Girton and Friesen Birky already had experience working together, and collaborating with the staff at Kauffman Museum, to create an exhibit.

As members of the Curatorial Studies class taught by Rachel Epp Buller, Bethel associate professor of visual arts and design, they helped develop the award-winning “Campaign for a New China: Looking Back on Posters from the Cultural Revolution, 1966-1976,” last spring.

“Whereas we were on a curatorial team for ‘Campaign for a New China,’ Emma and I were given free range on ‘Meta,’ ” Friesen Birky said. “We came up with the concept, we went into [the museum’s] back storage and chose artifacts, and we were the ones who communicated our vision to the museum staff.

“As senior undergraduate students, we were given a lot of freedom as well as responsibility to pull off a well-executed exhibition. I am so thankful to our professor, Dr. Rachel Epp Buller, as well as to the entire staff at Kauffman, for believing in our capabilities as students and for pushing us to take on this new challenge and experience.”

“While our previous exhibit was focused around us learning the process of writing labels and selection of artifact groups, we did not have a great deal of say on the subject matter,” Girton added. “I would say that working as student curators on ‘Campaign for a New China’ really helped us gain confidence and start the groundwork in preparing us to work in a museum format of creating an entire exhibit as we did for ‘Meta.’

“Additionally, all of the objects in the exhibition were pulled from Kauffman Museum storage, and this was a really good way for us to finally display a lot of the fascinating artifacts they don’t get to [show] very frequently.

“Some of these artifacts even go back to the original museum of Charles Kauffman, so this is a really good look into all the treasures that we got to go through in the creation of this exhibit.”

Says Friesen Birky, “This process of student curating has never been a partnership that has been explored previously, so I’m glad we have been able to test the waters for future students.”

Andi Schmidt Andres, interim director of Kauffman Museum, agrees.

“Providing hands-on, real-life experience for students fits perfectly with Kauffman Museum’s mission,” she says. “We are eager to collaborate with area organizations, whether that is the school district, local businesses or our parent institution Bethel College.”

Epp Buller says, “It’s been exciting to see [Friesen Birky and Girton] leverage that learning into this new project. Both projects have helped them develop skills vital to their eventual museum careers.

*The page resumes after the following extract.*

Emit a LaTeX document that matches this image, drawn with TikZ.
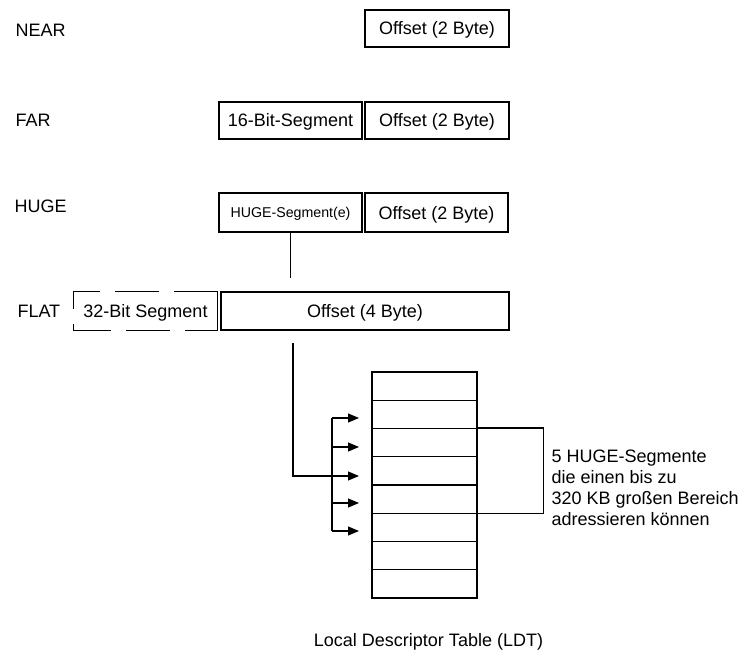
\documentclass[tikz,border=0pt]{standalone}
\usepackage{fontspec}
\setmainfont{Liberation Sans}
\usetikzlibrary{arrows.meta}

\begin{document}
\begin{tikzpicture}[x=1pt, y=-1pt, line width=1.1pt,
  txt/.style={font=\fontsize{18}{21}\selectfont},
  seg/.style={txt, draw, rectangle, inner sep=0pt, minimum height=37pt,
    text height=13pt, text depth=0pt},
  small/.style={font=\fontsize{14.2}{17}\selectfont, text height=10.2pt},
  kind/.style={txt, anchor=base west, inner sep=0pt},
  ldtrow/.style={draw, rectangle, inner sep=0pt, minimum width=105pt,
    minimum height=28.25pt},
  ptr/.style={-{Triangle[length=11pt,width=9pt]}}
]
\useasboundingbox (0,0) rectangle (746,652);

% pointer kinds
\node[kind] (lnear) at (15,37)  {NEAR};
\node[kind] (lfar)  at (15,127) {FAR};
\node[kind] (lhuge) at (14,213) {HUGE};
\node[kind] (lflat) at (17,317) {FLAT};

% NEAR
\node[seg, minimum width=144pt] (nearoff) at (437,28.5) {Offset (2 Byte)};

% FAR
\node[seg, minimum width=143pt] (farseg) at (290.5,120.5) {16-Bit-Segment};
\node[seg, minimum width=144pt] (faroff) at (437,120.5) {Offset (2 Byte)};

% HUGE
\node[seg, small, minimum width=143pt, minimum height=39pt] (hugeseg) at (290.5,212.5) {HUGE-Segment(e)};
\node[seg, minimum width=143pt, minimum height=39pt] (hugeoff) at (436.5,212.5) {Offset (2 Byte)};
\coordinate (hugeend) at (290.5,278);
\draw (hugeseg.south) -- (hugeend);

% FLAT
\node[seg, draw=none, minimum width=143pt, minimum height=38pt] (flatseg) at (145.5,311) {32-Bit Segment};
\draw[dash pattern=on 44pt off 15pt] (flatseg.north east) -- (flatseg.north west)
  -- (flatseg.south west) -- (flatseg.south east);
\draw (flatseg.south east) -- (flatseg.north east);
\node[seg, minimum width=288pt, minimum height=38pt] (flatoff) at (365,311) {Offset (4 Byte)};

% Local Descriptor Table
\foreach \i in {0,...,7}
  \node[ldtrow] (r\i) at (424.5,{386.125+28.25*\i}) {};

% selector arrows into the table
\coordinate (flatstart) at (293,343);
\coordinate (flatbend)  at (293,476);
\coordinate (bus1) at (332,418);
\coordinate (bus2) at (332,447);
\coordinate (bus4) at (332,503);
\coordinate (bus5) at (332,531);
\coordinate (tip1) at (359,418);
\coordinate (tip2) at (359,447);
\coordinate (tip3) at (359,476);
\coordinate (tip4) at (359,503);
\coordinate (tip5) at (359,531);
\draw (bus1) -- (bus5);
\draw[ptr] (flatstart) -- (flatbend) -- (tip3);
\draw[ptr] (bus1) -- (tip1);
\draw[ptr] (bus2) -- (tip2);
\draw[ptr] (bus4) -- (tip4);
\draw[ptr] (bus5) -- (tip5);

% bracket and note
\draw (r2.north east) -- ++(66,0) |- (r4.south east);
\node[txt, anchor=north west, inner sep=0pt, align=left] (note) at (551,449)
  {5 HUGE-Segmente\\die einen bis zu\\320 KB großen Bereich\\adressieren können};

\node[txt, anchor=base, inner sep=0pt] (caption) at (428.5,646) {Local Descriptor Table (LDT)};
\end{tikzpicture}
\end{document}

“Schools and museums around the country are figuring out creative ways to showcase exhibitions and student work in the midst of widespread closure. Ultimately, this [virtual tour] will help ‘Meta’ have a longer shelf life and make it accessible to future online visitors.”

Schrag adds, “My goal is that their hard work from the semester can be showcased and hopefully their exhibition can reach new audiences it hadn’t been able to before.”

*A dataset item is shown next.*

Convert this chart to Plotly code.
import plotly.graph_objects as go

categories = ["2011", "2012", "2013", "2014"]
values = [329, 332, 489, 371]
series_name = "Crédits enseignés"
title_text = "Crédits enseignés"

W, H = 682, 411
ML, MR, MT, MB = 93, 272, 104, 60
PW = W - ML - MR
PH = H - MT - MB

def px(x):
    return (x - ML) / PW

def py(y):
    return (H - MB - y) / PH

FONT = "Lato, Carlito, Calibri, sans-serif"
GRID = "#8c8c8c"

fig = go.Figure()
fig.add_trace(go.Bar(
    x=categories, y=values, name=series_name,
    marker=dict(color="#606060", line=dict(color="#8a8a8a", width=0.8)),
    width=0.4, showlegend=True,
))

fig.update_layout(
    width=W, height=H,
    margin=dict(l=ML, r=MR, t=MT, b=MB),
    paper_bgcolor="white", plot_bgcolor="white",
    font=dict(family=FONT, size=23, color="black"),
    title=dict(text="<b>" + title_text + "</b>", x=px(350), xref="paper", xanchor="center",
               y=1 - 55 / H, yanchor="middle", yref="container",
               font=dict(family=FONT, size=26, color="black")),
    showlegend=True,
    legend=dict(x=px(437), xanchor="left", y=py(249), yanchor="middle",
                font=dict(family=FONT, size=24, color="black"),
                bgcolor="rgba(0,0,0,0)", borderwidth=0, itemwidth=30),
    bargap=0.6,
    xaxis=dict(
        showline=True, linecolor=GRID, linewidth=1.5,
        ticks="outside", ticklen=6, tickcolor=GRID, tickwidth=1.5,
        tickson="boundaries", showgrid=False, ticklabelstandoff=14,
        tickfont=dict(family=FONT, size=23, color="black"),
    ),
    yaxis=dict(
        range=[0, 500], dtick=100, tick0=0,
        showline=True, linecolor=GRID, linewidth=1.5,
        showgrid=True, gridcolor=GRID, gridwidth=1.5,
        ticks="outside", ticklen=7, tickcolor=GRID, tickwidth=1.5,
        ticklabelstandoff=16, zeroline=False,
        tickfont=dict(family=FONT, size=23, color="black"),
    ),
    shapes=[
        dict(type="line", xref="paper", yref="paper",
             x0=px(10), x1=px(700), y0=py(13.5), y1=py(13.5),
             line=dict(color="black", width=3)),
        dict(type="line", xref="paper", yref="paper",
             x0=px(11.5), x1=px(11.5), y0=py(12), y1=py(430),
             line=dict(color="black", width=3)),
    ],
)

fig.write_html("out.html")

“This has been a bit frustrating [for us as curators],” Friesen Birky says, “and I still feel like virtual visitors will not get the full effect they would viewing the exhibit in person at the museum. Ideally, a virtual experience would have been developed over more time.

“Despite this, I am thankful for the available technology we do have. This experience has been a fascinating learning experiment in virtual collaboration, communication, and in learning about another type of exhibition style: virtual exhibitions.”

Both Girton and Friesen Birky have a career goal of continuing in museum work. Girton looks forward to her fourth summer at the Wichita Art Museum, while Friesen Birky will spend the fall at the Washington Community Scholars’ Center with a museum internship (she hopes for the Smithsonian).

“I’ve so enjoyed having Elizabeth and Emma in classes and conducting directed studies with them on specialized topics,” Epp Buller says, “and I look forward to seeing where their paths lead.”